Water, you are a scarce resource, an environmental issue and a geopolitical factor. You are omnipresent in the imaginaries that shape this place, a mutation between collective subconscious and “hyperpolitics”. From your functional to your phantasmagorical value, you flowed through the threshold of dreams, leaving fictional traces in those aqueducts, umbilical cords for a story where projection dictates memory.

 

Along the path of this dried out channel, the urban landscape of Jerusalem found fertile ground.  A collage of every architectural desire that streamed through this place in the course of the last century and a half has sprouted. Architectonic elements reflecting stories of Orientalism, colonialism and projective appropriation.
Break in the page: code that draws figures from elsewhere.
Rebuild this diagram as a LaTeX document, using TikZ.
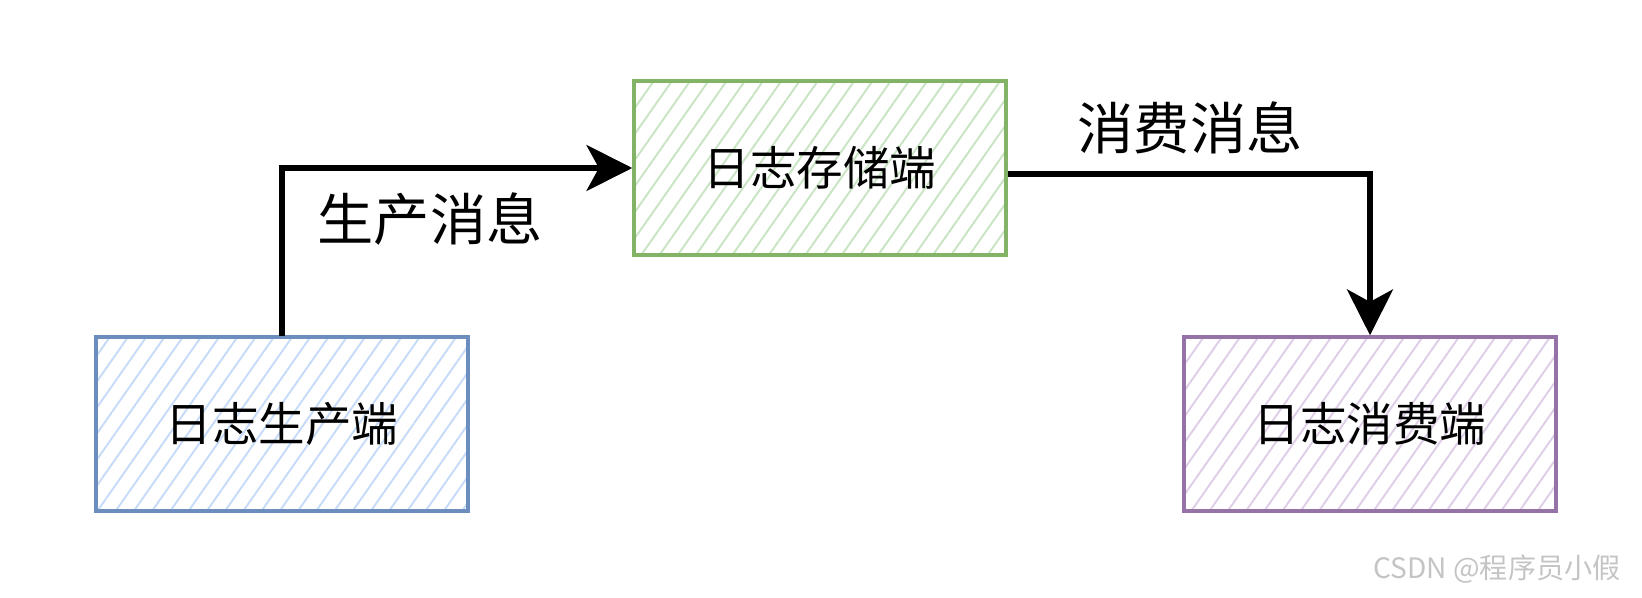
\documentclass[tikz,border=0pt]{standalone}
\usepackage{fontspec}
\newfontfamily\cjk{Noto Sans CJK SC}
\usepackage{xcolor}
\usepackage{tikz}
\usetikzlibrary{arrows.meta,patterns.meta}
\definecolor{prodBlue}{RGB}{108,142,191}
\definecolor{prodBlueHatch}{RGB}{198,219,248}
\definecolor{storeGreen}{RGB}{130,179,102}
\definecolor{storeGreenHatch}{RGB}{200,228,195}
\definecolor{consPurple}{RGB}{150,115,166}
\definecolor{consPurpleHatch}{RGB}{222,206,232}
\definecolor{markGray}{RGB}{196,196,196}

\begin{document}
\begin{tikzpicture}[x=0.02cm, y=-0.02cm,
  endBox/.style 2 args={draw=#1, line width=2pt,
    pattern={Lines[angle=55,distance=8.5pt,line width=1.1pt]}, pattern color=#2,
    minimum width=7.44cm, minimum height=3.48cm, inner sep=0pt,
    font=\cjk\fontsize{26.5}{30}\selectfont},
  flowArrow/.style={line width=3.7pt, -{Stealth[length=26pt,width=26pt,inset=7pt]}},
  flowLabel/.style={font=\cjk\fontsize{32}{36}\selectfont}]
\useasboundingbox (0,0) rectangle (1642,598);
\node[endBox={prodBlue}{prodBlueHatch}] (prod) at (282,424) {日志生产端};
\node[endBox={storeGreen}{storeGreenHatch}] (store) at (820,168) {日志存储端};
\node[endBox={consPurple}{consPurpleHatch}] (cons) at (1370,424) {日志消费端};
\draw[flowArrow] (prod.north) |- (store.west);
\draw[flowArrow] ([yshift=-0.12cm]store.east) -| (cons.north);
\node[flowLabel] (prodMsg) at (430,219) {生产消息};
\node[flowLabel] (consMsg) at (1190,128) {消费消息};
\node[text=markGray, font=\cjk\fontsize{16}{19}\selectfont] (mark) at (1497,569) {CSDN @程序员小假};
\end{tikzpicture}
\end{document}
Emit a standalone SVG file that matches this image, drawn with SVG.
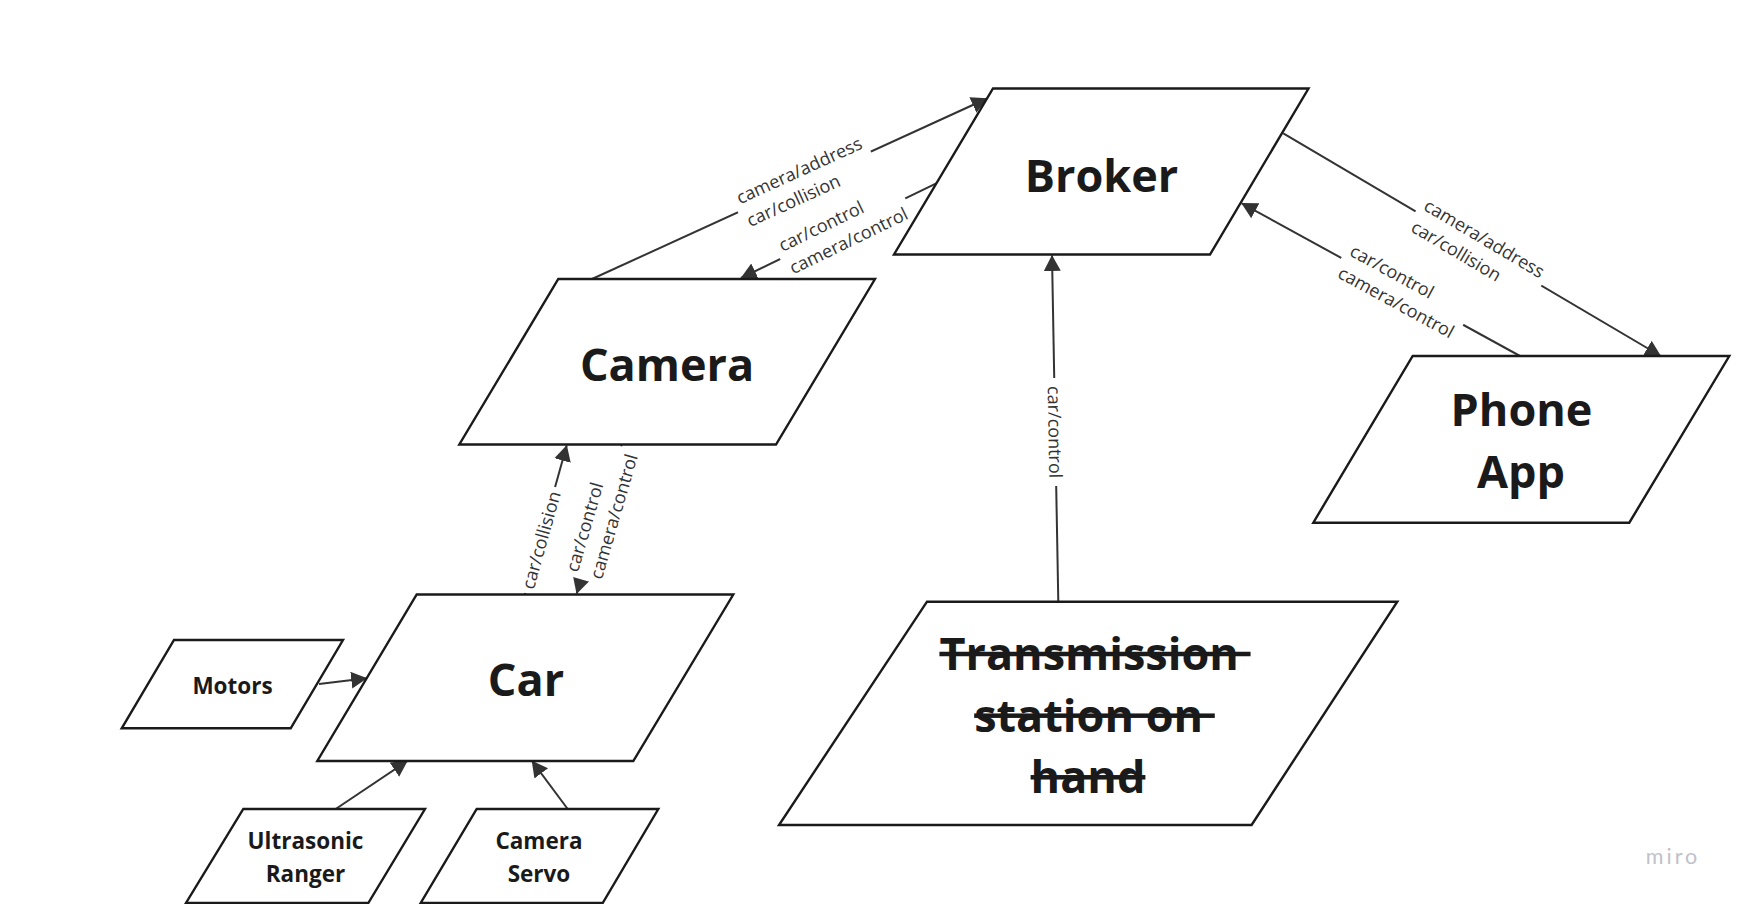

A disoriented built fabric, in all of its scales.  A unilateral territorial race that transformed this city into an urban laboratory for segregational, mobility and memory planning.  Physical evidences, witnesses of socio-economical imbalance, territorial control and history writing. In this pipe, deposits formed by evaporation reveal the fossils of our desires. Along this dehydrated pipe, we lost our senses.

 

In this story, the spring grew into channels, pools and aqueducts, gathering water from other sources, and ultimately into a machine pumping lakes and aquifers elsewhere to channel dreams into this insatiable city. And now, the age of salt water purification has arrived, a mirage of redemption, a predicament to our neglect for humankind and for the environment.

 

 And in the guts of The Mount, still waters intermittently runs deep.